Publix locks up 3 Brickell locations, cornering market in business district
By Frank Norton
Brickell's third supermarket, to open at Mary Brickell Village in 2003, will give consumers three convenient shopping options: Publix, Publix or Publix.
The chain's existing location at 134 SW 13th St. will be joined in December by a second store on Southwest Third Avenue and the third next year between Southwest Ninth and 10th streets. Publix has not announced an opening date for the third site.
Though Brickell residents and workers are eager for stores to share the traffic burden that crowds the 13th Street, or Coral Way, store, industry watchers aren't sure consumers win in the end.
"In any industry, if you have one company controlling that industry in an area, it decreases competition," said Mario Goderich, director of consumer protection at the Consumer Services Department, a Miami-Dade County government office.
With 550 stores in Florida, Lakeland-based Publix wields a 52.9% market share in South Florida and 44.9% share in Miami-Dade County, according to Market Scope 2002 - a publication of Connecticut-based Trade Dimensions, a research group. The company has even higher saturation levels in upscale communities like budding Brickell and Aventura, where it operates four stores within a 3-mile radius of each other.
In Brickell, apart from lobby shops selling mostly bread, beer and milk, no competitors are seen entering the market.
Mr. Goderich said such unrivaled clustering could lessen both product selectivity and price competition, leaving consumers with fewer, higher-priced items in time.
"Obviously when you offer variety and availability to consumers it stimulates price competition" between brands, he said referring to localized promotions that neighborhood competition creates.
"Without that competition there may not be incentive to do so," he added.
Jacksonville-based Winn-Dixie, with 114 stores in South Florida, would seem to be a natural competitor. But a company spokesman would not discuss real estate decisions or whether the grocery chain has ever vied for a Brickell site.
Colorado-based Wild Oats, which operates four premium priced organic food stores in South Florida, said it has not considered Miami's Brickell region. And Sedano's Supermarket is not considered a viable entrant for Brickell because it caters to specific demographics, particularly Hispanics.

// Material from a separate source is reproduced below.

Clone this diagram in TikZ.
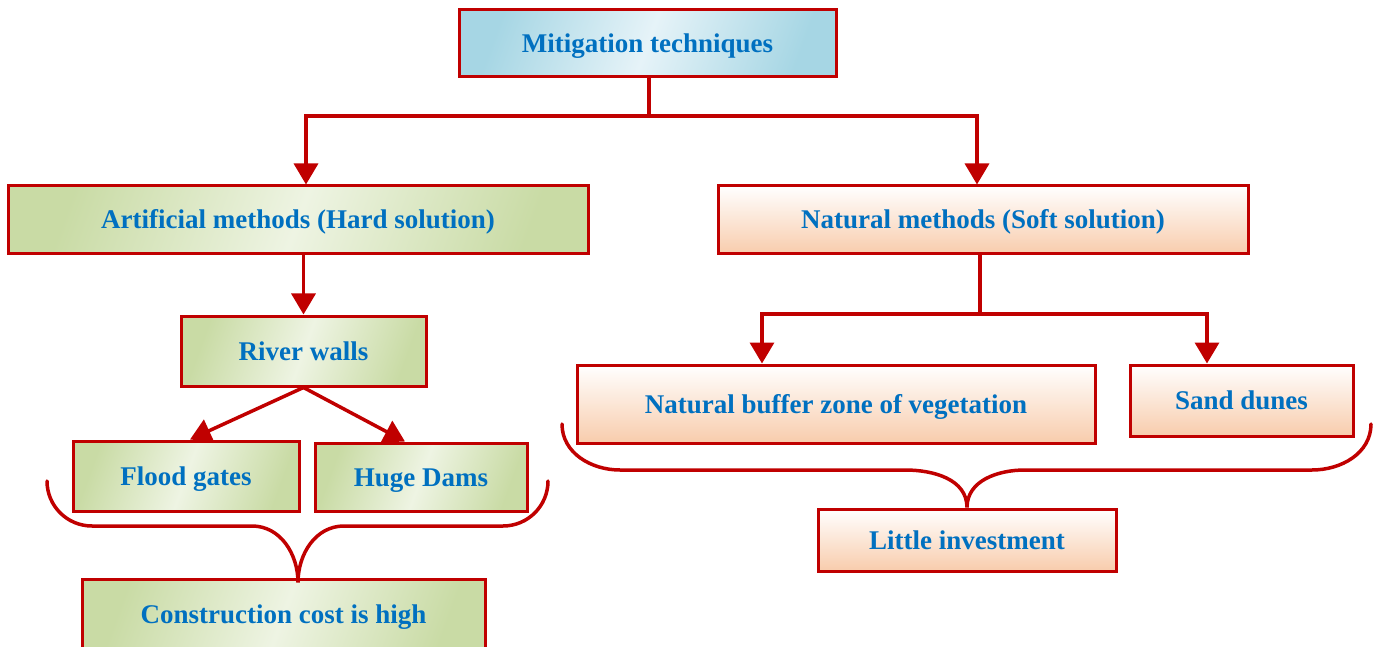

Though some industry experts said Publix is carving a mini-monopoly in the Brickell area, they also said such dominance is both fair and common for a company with overwhelming market share.
Miami Commissioner Johnny Winton said the chain's monopoly on Brickell is not only perfectly legal, "it's brilliant," even if consumers lack price and product choices.
"That's how the free-market system works: He who gets a corner of the market gets to dictate the rules."
Doron Valero, president and CEO of Equity One Inc., which owns and develops grocery-anchored strip-malls in South Florida, agrees, saying Publix shows prowess when it comes to scouting and closing on prime locations.
"They do have a tendency to lock in a market when they get one store up. It's largely a matter of their web of real estate brokers and developers being able to pull it off," he said.
According to Jose Calvo, chairman of the Florida Retail Federation, Publix has the best site-market research division of any retailer in the state. He also said the chain most effectively optimizes sales per square foot by accurately predicting demographic, traffic and product trends.
Founded in 1930 in Winter Haven and now based in Lakeland, the employee-owned company has 711 supermarkets in Florida, Georgia, South Carolina and Alabama, which together in 2001 grossed more than $15 billion.
Mr. Calvo and others said the Coral Way Publix is the highest grossing for sales per square foot in the chain, though company spokeswoman Maria Rodamis would not confirm that.
One Brickell businessman said that by dominating grocery sales in Brickell, the chain is effectively branding itself into residents' consumer habits. That's good competitive strategy, Mr. Valero and others said.
"To me it says they're recognized in an up-and-coming area," Mr. Calvo said, "and that other competitors haven't moved fast enough."
The Brickell market area, bound by the Miami River, I-95, Biscayne Bay and Southeast and Southwest 26th Road, has about 7,000 condo and rental units planned or under construction. The banking- and office-heavy district also draws thousands of workers daily, producing a steady flow of customers who may want to buy groceries on their way home.
Mr. Doron said the area's diminishing land space and high real estate prices will significantly raise entry barriers for potential competitors. That could disappoint residents.
"I would like to see other stores because we don't have selectivity," said Regina Moore of 150 SE 25th Road.
"What I miss most in this area are fresh markets. I prefer to go to specialty stores rather than one place for everything. Different stores have different selections," she said.
Brian Gale, who heads the Brickell Area Association, a consortium of business interests, said Publix is a good match for resident consumers but should be complemented by alternatives.
"If there's no competition in a given area, I'd be hard pressed to see the consumer winning," he said. "But these things usually tend to even out over time."